The first passenger train went through from Denver the night of July 3, 1882, and everybody in the country was at the station to see it. I think the station was not completed. The first through train was of great importance to us all. It came along about nine o’clock and some wondered whether any passengers could get off or not. Someone said if anyone did get off, we were to show them to the hotels. When the train came, we were surprised to hear one of our gang (I can’t remember who), yell out, “Right this way for the all go hungry hotel”, and he meant Homer Colvins and Bill Irwan who boarded at a shed boarding house they had just put up; yelled for it and he gave it the name of “the last chance”. This created a lot of laughter and put everyone one a good humor for the Fourth of July celebration the next day.
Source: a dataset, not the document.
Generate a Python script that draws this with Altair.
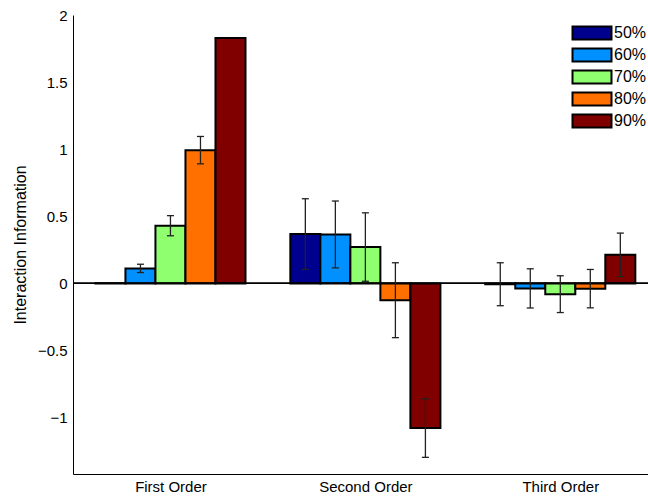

The first Fourth of July celebration
Mr. Nettleton had been the main man in erecting a small Congregational Church, built where the present one now stands. A Bowery was built along the north side of the church and those who wanted to dance went out to the bowery and those who did not, or were too tired, sat inside the church and watched through the windows. We have had many Fourth of July celebrations since then but in one respect, that beat them all. The boys and girls from the ranches came and had such good times. I will never forget one young fellow there by the name of Davis, he would not dance in his shirtsleeves, and he wore a heavy winter coat. They danced square dances altogether and he never missed a set. The dance began about two o’clock and at about four the sun streamed in from the west and the sweat streamed off Davis by the buckets full, but every set found him at it.
At first, he danced with the married women, but they could not stand his speed. The caller called changes when it was mostly swing, and that was Davis’s long suit. He always swung until the caller announced the next figure and that gave him from two to six circles with his partner and when dancing with the girls he always “waisted” them as we called it when I went to dances, and with the heavy plow shoes that he wore and that winter coat, along towards the last when the caller called “swing” his feet hardly left the floor, but he bowed his back and along with that persistent underhold that he got, and with a big red handkerchief that was as wet as a sponge, the perspiration running down his cheeks and neck and even dripping off his fingers, and that self-satisfied never let go look on his face, he took hold for the swing left an impression on me that I have not gotten entirely over yet. I sometimes long for that happy Fourth of July and I know Davis does too if he is still alive.
McCook forges ahead...
McCook forged ahead until the strike and then came the hard times. As I look at it now, it does not seem possible that any of our people ever needed aid. For two years of our history, the almost total failure of crops and the general hard times so completely cut off our resources that there was practically famine. But as one extreme follows another, we are again prosperous and are yet in our infancy. Twenty-four years in the lifetime of a town only puts it out of the cradle and we can be pardoned for thinking our city has a prosperous and expansive future.
From a financial standpoint, many of our citizens have been prosperous. They have shown confidence in our city by their improvements and increased investments. Yet our businesspeople are hardly up to the city’s needs in the way of commercial requirements. There is trade that should be held here that goes away, and there is business that could be brought here that we do not get. We should keep in mind that we do have competition.